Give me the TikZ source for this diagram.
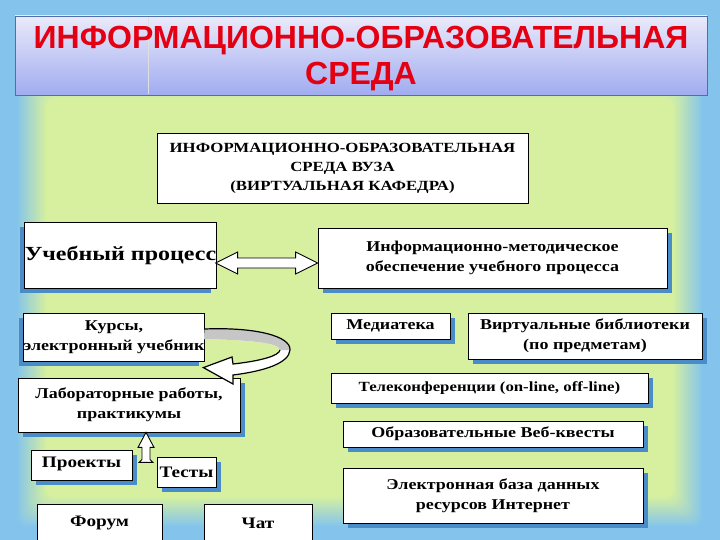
\documentclass[tikz,border=0pt]{standalone}
\usepackage{fontspec}
\setmainfont[FakeStretch=1.2]{Liberation Serif}
\newfontfamily\titlefont{Liberation Sans}
\usepackage{tikz}
\usetikzlibrary{calc, shadows}
\definecolor{frameblue}{RGB}{132,196,236}
\definecolor{fieldgreen}{RGB}{214,240,160}
\definecolor{shadeblue}{RGB}{74,140,200}
\definecolor{titletop}{RGB}{234,234,250}
\definecolor{titlebot}{RGB}{160,172,240}
\definecolor{titleedge}{RGB}{80,110,170}
\definecolor{titlered}{RGB}{228,0,18}

\begin{document}
\begin{tikzpicture}[x=1pt, y=-1pt,
    titlebox/.style={draw=titleedge, line width=0.6pt, top color=titletop, bottom color=titlebot,
                     minimum width=692pt, minimum height=79pt, inner sep=0pt},
    titletext/.style={inner sep=0pt, align=center, text=titlered,
                      font=\titlefont\bfseries\fontsize{32}{36}\selectfont},
    card/.style={draw=black, line width=0.8pt, fill=white, inner sep=1pt, align=center,
                 font=\bfseries\fontsize{15}{20}\selectfont},
    bigcard/.style={card, font=\bfseries\fontsize{16}{20}\selectfont},
    shadowbr/.style={drop shadow={shadow xshift=5pt, shadow yshift=-5pt, fill=shadeblue, opacity=1}},
    shadowbl/.style={drop shadow={shadow xshift=-5pt, shadow yshift=-5pt, fill=shadeblue, opacity=1}},
    blockarrow/.style={draw=black, line width=0.9pt, fill=white, line join=miter},
]
    \useasboundingbox (0,0) rectangle (720,540);
    \clip (0,0) rectangle (720,540);

    % background frame
    \fill[frameblue] (0,0) rectangle (720,540);
    \foreach \i [evaluate=\i as \mix using int(\i*100/15)] in {0,...,15}
        \fill[fieldgreen!\mix!frameblue, rounded corners=10pt]
            (16+2*\i,68+2*\i) rectangle (704-2*\i,528-2*\i);

    % heading
    \node[titlebox] (title) at (361,55.5) {};
    \draw[white!75!gray] ($(title.north west)+(133,1)$) -- ($(title.south west)+(133,-1)$);
    \node[titletext] (titlelabel) at ($(title.center)+(0,3)$) {ИНФОРМАЦИОННО-ОБРАЗОВАТЕЛЬНАЯ\\СРЕДА};

    \node[card, font=\bfseries\fontsize{14}{19}\selectfont, minimum width=371pt, minimum height=70pt]
        (vuz) at (342.5,168) {ИНФОРМАЦИОННО-ОБРАЗОВАТЕЛЬНАЯ\\СРЕДА ВУЗА\\(ВИРТУАЛЬНАЯ КАФЕДРА)};

    % left column
    \node[card, shadowbl, inner sep=0pt, font=\bfseries\fontsize{20}{24}\selectfont,
          minimum width=181pt, minimum height=66pt] (uch) at (120.5,255) {Учебный процесс};
    \node[card, shadowbl, inner sep=0pt, minimum width=180pt, minimum height=48pt]
        (kurs) at (114,337) {Курсы,\\электронный учебник};
    \node[card, shadowbr, minimum width=222pt, minimum height=54pt]
        (lab) at (129,405) {Лабораторные работы,\\практикумы};
    \node[bigcard, shadowbr, minimum width=101pt, minimum height=30pt, text depth=6pt]
        (proj) at (81.5,465) {Проекты};
    \node[bigcard, shadowbr, minimum width=59pt, minimum height=30pt] (test) at (186.5,472) {Тесты};
    \node[bigcard, minimum width=125pt, minimum height=38pt] (forum) at (99.5,523) {Форум};
    \node[bigcard, minimum width=108pt, minimum height=38pt] (chat) at (258,523) {Чат};

    % right column
    \node[card, shadowbr, minimum width=349pt, minimum height=60pt]
        (inf) at (492.5,258) {Информационно-методическое\\обеспечение учебного процесса};
    \node[card, shadowbr, minimum width=119pt, minimum height=26pt] (med) at (390.5,326) {Медиатека};
    \node[card, shadowbr, minimum width=234pt, minimum height=46pt]
        (virt) at (585,336) {Виртуальные библиотеки\\(по предметам)};
    \node[card, shadowbr, font=\bfseries\fontsize{14}{18}\selectfont, minimum width=317pt, minimum height=30pt]
        (tele) at (489.5,388) {Телеконференции (on-line, off-line)};
    \node[card, shadowbr, minimum width=300pt, minimum height=26pt]
        (kvest) at (493,434) {Образовательные Веб-квесты};
    \node[card, shadowbr, minimum width=300pt, minimum height=55pt]
        (baza) at (493,495.5) {Электронная база данных\\ресурсов Интернет};

    % double arrow
    \coordinate (dl) at ($(uch.east)+(-1,8)$);
    \coordinate (dr) at ($(inf.west)+(0,5)$);
    \draw[blockarrow] (dl) -- ++(22,-11) -- ++(0,6) -- ($(dr)+(-22,-5)$) -- ++(0,-6) -- (dr)
        -- ++(-22,11) -- ++(0,-6) -- ($(dl)+(22,5)$) -- ++(0,6) -- cycle;

    % curved arrow
    \coordinate (rs) at ($(kurs.east)+(0,-8)$);
    \coordinate (rt) at ($(lab.north east)+(-37,-10)$);
    \fill[white] (rs) .. controls (255,327) and (291,336) .. (290,350)
        .. controls (289,363) and (265,371) .. (233,375) -- (233,384) -- (rt) -- (232,357) -- (233,364)
        .. controls (260,361) and (279,356) .. (280,350)
        .. controls (280,343) and (250,340) .. (204,339) -- cycle;
    \fill[gray!45] (rs) .. controls (255,327) and (291,336) .. (290,350) -- (280,350)
        .. controls (280,343) and (250,340) .. (204,339) -- cycle;
    \draw[blockarrow, fill=none, line width=1.2pt] (rs) .. controls (255,327) and (291,336) .. (290,350)
        .. controls (289,363) and (265,371) .. (233,375) -- (233,384) -- (rt) -- (232,357) -- (233,364)
        .. controls (260,361) and (279,356) .. (280,350);

    % small arrow
    \coordinate (ut) at ($(lab.south)+(17,0)$);
    \draw[blockarrow] (ut) -- ++(-8,15) -- ++(4,0) -- ++(0,12) -- ++(-3,3) -- ++(14,0) -- ++(-3,-3)
        -- ++(0,-12) -- ++(4,0) -- cycle;
\end{tikzpicture}
\end{document}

== == ==

Every line from the top of the material above through the line with "(16+2*\i,68+2*\i) rectangle (704-2*\i,528-2*\i);" should be duplicated exactly, please; leave out the pictures.

Give me the TikZ source for this diagram.
\documentclass[tikz,border=0pt]{standalone}
\usepackage{fontspec}
\setmainfont[FakeStretch=1.2]{Liberation Serif}
\newfontfamily\titlefont{Liberation Sans}
\usepackage{tikz}
\usetikzlibrary{calc, shadows}
\definecolor{frameblue}{RGB}{132,196,236}
\definecolor{fieldgreen}{RGB}{214,240,160}
\definecolor{shadeblue}{RGB}{74,140,200}
\definecolor{titletop}{RGB}{234,234,250}
\definecolor{titlebot}{RGB}{160,172,240}
\definecolor{titleedge}{RGB}{80,110,170}
\definecolor{titlered}{RGB}{228,0,18}

\begin{document}
\begin{tikzpicture}[x=1pt, y=-1pt,
    titlebox/.style={draw=titleedge, line width=0.6pt, top color=titletop, bottom color=titlebot,
                     minimum width=692pt, minimum height=79pt, inner sep=0pt},
    titletext/.style={inner sep=0pt, align=center, text=titlered,
                      font=\titlefont\bfseries\fontsize{32}{36}\selectfont},
    card/.style={draw=black, line width=0.8pt, fill=white, inner sep=1pt, align=center,
                 font=\bfseries\fontsize{15}{20}\selectfont},
    bigcard/.style={card, font=\bfseries\fontsize{16}{20}\selectfont},
    shadowbr/.style={drop shadow={shadow xshift=5pt, shadow yshift=-5pt, fill=shadeblue, opacity=1}},
    shadowbl/.style={drop shadow={shadow xshift=-5pt, shadow yshift=-5pt, fill=shadeblue, opacity=1}},
    blockarrow/.style={draw=black, line width=0.9pt, fill=white, line join=miter},
]
    \useasboundingbox (0,0) rectangle (720,540);
    \clip (0,0) rectangle (720,540);

    % background frame
    \fill[frameblue] (0,0) rectangle (720,540);
    \foreach \i [evaluate=\i as \mix using int(\i*100/15)] in {0,...,15}
        \fill[fieldgreen!\mix!frameblue, rounded corners=10pt]
            (16+2*\i,68+2*\i) rectangle (704-2*\i,528-2*\i);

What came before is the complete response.